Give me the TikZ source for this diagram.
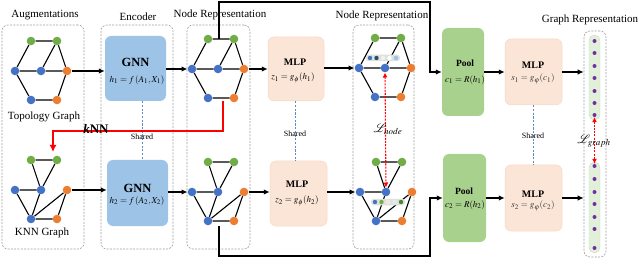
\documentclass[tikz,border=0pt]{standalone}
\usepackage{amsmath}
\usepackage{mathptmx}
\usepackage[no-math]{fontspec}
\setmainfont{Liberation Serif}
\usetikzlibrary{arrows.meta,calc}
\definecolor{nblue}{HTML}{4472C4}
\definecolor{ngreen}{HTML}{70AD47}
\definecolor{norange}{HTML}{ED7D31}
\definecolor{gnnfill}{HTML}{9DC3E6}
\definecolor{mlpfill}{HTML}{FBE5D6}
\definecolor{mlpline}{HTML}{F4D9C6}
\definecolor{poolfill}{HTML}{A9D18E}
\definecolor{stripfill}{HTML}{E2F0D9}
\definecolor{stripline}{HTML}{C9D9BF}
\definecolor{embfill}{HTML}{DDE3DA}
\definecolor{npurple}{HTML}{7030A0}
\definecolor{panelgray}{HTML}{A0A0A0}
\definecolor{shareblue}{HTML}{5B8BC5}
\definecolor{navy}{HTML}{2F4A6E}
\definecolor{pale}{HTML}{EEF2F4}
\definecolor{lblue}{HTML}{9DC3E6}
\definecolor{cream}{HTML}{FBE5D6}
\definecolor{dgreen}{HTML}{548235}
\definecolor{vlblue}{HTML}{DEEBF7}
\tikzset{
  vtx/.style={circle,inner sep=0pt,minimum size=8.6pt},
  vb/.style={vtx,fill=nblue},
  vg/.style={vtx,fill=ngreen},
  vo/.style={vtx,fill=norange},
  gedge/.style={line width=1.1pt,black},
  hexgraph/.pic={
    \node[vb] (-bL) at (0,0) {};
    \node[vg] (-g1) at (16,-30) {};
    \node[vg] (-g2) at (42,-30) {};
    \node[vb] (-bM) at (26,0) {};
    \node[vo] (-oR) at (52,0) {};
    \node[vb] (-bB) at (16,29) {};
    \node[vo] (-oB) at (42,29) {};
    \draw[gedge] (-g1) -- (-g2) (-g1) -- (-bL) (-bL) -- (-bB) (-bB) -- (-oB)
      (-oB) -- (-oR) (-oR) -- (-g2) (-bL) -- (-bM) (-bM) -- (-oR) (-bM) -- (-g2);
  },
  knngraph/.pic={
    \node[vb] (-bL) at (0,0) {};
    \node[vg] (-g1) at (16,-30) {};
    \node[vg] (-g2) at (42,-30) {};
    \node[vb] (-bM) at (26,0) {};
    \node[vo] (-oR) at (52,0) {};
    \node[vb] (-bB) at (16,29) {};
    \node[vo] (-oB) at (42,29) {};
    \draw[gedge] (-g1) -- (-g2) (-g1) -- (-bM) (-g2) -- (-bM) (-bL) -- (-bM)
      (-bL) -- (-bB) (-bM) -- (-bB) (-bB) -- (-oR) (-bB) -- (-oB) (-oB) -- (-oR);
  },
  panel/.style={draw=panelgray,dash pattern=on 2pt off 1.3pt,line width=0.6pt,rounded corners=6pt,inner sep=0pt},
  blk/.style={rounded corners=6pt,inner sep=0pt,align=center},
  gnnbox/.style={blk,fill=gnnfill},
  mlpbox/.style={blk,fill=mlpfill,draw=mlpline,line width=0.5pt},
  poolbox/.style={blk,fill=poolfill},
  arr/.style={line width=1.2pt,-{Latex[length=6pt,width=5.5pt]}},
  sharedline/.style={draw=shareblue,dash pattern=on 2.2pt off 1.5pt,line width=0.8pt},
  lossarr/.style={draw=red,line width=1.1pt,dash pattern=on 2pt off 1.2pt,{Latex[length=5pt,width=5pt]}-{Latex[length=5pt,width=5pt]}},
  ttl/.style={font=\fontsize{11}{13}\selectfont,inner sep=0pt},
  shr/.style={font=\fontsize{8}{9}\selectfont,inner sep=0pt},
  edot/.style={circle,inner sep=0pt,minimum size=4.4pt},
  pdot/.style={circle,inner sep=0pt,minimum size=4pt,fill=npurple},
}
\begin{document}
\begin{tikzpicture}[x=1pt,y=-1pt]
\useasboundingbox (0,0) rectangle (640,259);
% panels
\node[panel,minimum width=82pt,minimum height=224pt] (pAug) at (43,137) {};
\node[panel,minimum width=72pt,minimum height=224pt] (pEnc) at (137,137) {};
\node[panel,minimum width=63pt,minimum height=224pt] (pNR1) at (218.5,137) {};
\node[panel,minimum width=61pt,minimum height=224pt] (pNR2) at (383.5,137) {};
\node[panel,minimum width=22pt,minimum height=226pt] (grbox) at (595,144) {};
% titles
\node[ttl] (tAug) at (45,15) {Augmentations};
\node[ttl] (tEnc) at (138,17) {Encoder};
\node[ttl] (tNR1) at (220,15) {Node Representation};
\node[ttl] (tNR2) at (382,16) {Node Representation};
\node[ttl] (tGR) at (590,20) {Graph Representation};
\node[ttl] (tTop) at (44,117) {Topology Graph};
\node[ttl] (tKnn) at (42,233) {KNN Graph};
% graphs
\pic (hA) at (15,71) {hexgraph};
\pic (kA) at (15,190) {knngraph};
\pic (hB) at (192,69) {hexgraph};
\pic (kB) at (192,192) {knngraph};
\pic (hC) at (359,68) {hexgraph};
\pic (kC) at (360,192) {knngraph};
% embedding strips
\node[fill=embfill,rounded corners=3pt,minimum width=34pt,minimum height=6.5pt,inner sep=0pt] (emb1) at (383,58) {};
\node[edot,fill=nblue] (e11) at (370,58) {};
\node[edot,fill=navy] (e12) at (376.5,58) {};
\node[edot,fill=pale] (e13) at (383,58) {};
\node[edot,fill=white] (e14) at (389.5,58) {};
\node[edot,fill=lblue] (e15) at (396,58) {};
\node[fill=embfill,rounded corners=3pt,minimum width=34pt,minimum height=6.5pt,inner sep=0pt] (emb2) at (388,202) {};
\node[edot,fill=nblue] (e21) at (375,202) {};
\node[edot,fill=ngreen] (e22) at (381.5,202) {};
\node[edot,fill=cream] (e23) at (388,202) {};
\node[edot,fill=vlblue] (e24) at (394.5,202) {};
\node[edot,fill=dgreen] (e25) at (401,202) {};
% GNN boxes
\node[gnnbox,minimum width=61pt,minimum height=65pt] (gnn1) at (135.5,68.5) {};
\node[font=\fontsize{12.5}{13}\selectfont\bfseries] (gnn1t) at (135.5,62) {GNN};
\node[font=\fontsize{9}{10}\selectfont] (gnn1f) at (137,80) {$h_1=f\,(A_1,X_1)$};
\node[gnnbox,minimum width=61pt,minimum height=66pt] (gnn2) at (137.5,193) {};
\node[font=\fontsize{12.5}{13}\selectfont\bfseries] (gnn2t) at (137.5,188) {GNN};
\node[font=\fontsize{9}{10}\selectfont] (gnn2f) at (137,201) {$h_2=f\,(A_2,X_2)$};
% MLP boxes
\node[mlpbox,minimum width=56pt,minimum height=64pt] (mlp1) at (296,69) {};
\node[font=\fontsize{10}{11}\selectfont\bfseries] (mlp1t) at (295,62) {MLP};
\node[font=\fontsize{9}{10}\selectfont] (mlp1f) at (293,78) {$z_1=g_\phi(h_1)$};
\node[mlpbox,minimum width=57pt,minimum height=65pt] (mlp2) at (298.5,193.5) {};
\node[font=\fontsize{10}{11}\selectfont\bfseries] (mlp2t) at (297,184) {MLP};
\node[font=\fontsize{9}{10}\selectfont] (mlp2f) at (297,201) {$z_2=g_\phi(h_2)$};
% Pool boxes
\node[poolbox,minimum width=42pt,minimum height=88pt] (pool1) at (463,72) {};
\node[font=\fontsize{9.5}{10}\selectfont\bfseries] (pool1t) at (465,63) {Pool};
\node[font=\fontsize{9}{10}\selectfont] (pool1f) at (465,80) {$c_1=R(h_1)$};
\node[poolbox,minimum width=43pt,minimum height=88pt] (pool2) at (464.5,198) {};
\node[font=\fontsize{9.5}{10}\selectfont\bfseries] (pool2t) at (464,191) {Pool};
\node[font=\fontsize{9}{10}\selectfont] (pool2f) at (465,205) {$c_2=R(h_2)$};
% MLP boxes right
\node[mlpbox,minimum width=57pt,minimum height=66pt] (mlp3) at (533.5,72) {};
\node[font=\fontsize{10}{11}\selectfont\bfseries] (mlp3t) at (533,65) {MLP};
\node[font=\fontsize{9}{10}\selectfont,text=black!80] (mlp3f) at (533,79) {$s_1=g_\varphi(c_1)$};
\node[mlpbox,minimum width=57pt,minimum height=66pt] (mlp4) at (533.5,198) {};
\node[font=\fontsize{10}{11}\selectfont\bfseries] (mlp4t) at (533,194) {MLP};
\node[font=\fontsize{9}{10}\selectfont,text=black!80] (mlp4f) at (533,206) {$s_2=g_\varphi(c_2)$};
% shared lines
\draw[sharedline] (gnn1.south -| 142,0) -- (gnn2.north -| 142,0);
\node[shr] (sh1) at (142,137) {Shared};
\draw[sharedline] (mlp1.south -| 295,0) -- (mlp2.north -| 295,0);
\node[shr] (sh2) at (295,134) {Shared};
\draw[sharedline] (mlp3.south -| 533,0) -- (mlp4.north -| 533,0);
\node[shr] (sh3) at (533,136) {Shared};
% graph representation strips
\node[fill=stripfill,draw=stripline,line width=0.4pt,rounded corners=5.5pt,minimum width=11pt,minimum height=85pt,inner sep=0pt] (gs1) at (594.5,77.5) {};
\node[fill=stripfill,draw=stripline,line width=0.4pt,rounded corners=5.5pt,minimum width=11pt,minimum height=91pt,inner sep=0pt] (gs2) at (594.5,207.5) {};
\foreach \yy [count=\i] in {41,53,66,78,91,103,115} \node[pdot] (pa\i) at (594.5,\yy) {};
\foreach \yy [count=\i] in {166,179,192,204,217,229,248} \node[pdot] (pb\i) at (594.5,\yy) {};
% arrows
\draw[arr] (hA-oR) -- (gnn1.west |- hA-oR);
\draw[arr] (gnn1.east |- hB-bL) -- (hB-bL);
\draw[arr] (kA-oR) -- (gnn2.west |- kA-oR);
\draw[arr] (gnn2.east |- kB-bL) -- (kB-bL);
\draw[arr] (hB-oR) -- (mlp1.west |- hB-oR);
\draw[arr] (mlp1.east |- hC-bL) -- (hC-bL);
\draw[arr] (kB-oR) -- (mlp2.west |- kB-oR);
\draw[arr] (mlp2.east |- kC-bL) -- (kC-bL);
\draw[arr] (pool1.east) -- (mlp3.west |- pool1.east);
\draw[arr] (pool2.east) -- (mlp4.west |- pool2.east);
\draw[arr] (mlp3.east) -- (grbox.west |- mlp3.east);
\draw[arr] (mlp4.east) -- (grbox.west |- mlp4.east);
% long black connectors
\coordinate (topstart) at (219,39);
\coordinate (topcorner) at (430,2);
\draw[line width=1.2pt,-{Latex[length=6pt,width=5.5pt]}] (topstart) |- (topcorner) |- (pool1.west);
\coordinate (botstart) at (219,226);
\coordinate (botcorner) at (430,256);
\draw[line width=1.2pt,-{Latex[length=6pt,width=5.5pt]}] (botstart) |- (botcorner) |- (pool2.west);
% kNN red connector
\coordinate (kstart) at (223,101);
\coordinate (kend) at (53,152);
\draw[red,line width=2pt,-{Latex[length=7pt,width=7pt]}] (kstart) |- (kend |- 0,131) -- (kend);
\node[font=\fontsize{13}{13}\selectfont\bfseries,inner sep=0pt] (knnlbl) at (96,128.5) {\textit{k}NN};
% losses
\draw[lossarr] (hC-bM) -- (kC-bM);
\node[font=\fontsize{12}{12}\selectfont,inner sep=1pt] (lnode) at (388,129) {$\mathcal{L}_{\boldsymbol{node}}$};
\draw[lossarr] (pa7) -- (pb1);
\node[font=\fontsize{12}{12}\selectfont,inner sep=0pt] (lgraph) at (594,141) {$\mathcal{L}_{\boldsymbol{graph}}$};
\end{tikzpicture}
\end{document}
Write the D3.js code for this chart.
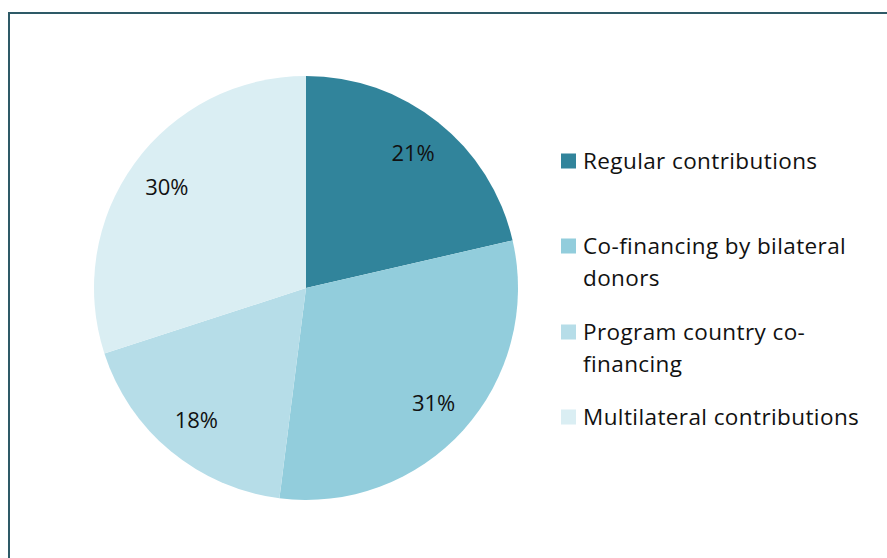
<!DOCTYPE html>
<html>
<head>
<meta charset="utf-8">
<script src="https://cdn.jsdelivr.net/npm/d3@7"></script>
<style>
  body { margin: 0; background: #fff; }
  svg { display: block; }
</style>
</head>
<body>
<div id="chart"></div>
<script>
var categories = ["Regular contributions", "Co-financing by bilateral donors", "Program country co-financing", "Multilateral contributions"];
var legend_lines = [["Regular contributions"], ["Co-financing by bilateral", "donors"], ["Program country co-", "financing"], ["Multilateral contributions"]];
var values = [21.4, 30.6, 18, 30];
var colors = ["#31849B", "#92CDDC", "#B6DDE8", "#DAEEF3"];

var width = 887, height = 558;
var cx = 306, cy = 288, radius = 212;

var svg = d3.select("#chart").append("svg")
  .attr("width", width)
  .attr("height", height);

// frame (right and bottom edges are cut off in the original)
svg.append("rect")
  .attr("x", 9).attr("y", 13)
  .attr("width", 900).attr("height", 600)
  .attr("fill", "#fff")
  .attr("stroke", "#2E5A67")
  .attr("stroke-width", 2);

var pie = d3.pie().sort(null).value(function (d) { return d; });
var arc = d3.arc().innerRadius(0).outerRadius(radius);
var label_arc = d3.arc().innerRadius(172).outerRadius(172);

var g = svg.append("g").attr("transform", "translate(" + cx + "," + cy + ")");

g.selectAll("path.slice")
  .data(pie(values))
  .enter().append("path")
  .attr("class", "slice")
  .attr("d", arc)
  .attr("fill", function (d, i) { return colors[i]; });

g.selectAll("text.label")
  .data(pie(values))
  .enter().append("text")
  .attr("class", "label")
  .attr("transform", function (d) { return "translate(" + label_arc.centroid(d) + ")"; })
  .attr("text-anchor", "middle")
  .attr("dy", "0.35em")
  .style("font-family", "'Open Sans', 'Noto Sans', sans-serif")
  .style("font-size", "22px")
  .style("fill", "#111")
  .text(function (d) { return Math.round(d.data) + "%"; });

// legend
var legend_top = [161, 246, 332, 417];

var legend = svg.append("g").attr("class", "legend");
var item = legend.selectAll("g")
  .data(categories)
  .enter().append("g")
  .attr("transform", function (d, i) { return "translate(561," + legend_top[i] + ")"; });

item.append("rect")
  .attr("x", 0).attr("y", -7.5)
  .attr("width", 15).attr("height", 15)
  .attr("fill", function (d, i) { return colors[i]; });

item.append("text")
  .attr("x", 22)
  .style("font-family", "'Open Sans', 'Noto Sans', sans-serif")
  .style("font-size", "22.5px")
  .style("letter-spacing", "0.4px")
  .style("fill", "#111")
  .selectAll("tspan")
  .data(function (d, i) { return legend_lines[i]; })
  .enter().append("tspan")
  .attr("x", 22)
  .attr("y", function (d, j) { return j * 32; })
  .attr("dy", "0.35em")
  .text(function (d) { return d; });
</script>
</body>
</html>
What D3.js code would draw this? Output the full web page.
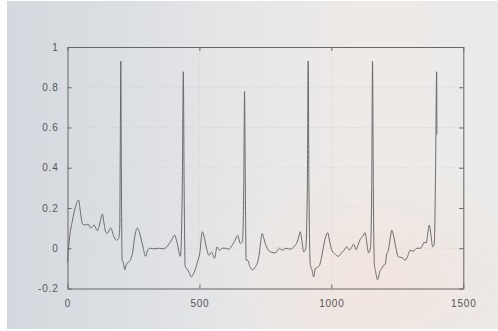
┄┄┄┄┄┄┄┄┄┄┄┄┄┄┄┄┄┄┄┄
Your task is to transcribe exactly the lines starting at the line that contains "Write the D3.js code for this chart." and ending at the line that contains "var legend_top = [161, 246, 332, 417];", both included. Leave out the pictures.

Write the D3.js code for this chart.
<!DOCTYPE html>
<html>
<head>
<meta charset="utf-8">
<script src="https://cdn.jsdelivr.net/npm/d3@7"></script>
<style>
  body { margin: 0; background: #fff; }
  svg { display: block; }
</style>
</head>
<body>
<div id="chart"></div>
<script>
var categories = ["Regular contributions", "Co-financing by bilateral donors", "Program country co-financing", "Multilateral contributions"];
var legend_lines = [["Regular contributions"], ["Co-financing by bilateral", "donors"], ["Program country co-", "financing"], ["Multilateral contributions"]];
var values = [21.4, 30.6, 18, 30];
var colors = ["#31849B", "#92CDDC", "#B6DDE8", "#DAEEF3"];

var width = 887, height = 558;
var cx = 306, cy = 288, radius = 212;

var svg = d3.select("#chart").append("svg")
  .attr("width", width)
  .attr("height", height);

// frame (right and bottom edges are cut off in the original)
svg.append("rect")
  .attr("x", 9).attr("y", 13)
  .attr("width", 900).attr("height", 600)
  .attr("fill", "#fff")
  .attr("stroke", "#2E5A67")
  .attr("stroke-width", 2);

var pie = d3.pie().sort(null).value(function (d) { return d; });
var arc = d3.arc().innerRadius(0).outerRadius(radius);
var label_arc = d3.arc().innerRadius(172).outerRadius(172);

var g = svg.append("g").attr("transform", "translate(" + cx + "," + cy + ")");

g.selectAll("path.slice")
  .data(pie(values))
  .enter().append("path")
  .attr("class", "slice")
  .attr("d", arc)
  .attr("fill", function (d, i) { return colors[i]; });

g.selectAll("text.label")
  .data(pie(values))
  .enter().append("text")
  .attr("class", "label")
  .attr("transform", function (d) { return "translate(" + label_arc.centroid(d) + ")"; })
  .attr("text-anchor", "middle")
  .attr("dy", "0.35em")
  .style("font-family", "'Open Sans', 'Noto Sans', sans-serif")
  .style("font-size", "22px")
  .style("fill", "#111")
  .text(function (d) { return Math.round(d.data) + "%"; });

// legend
var legend_top = [161, 246, 332, 417];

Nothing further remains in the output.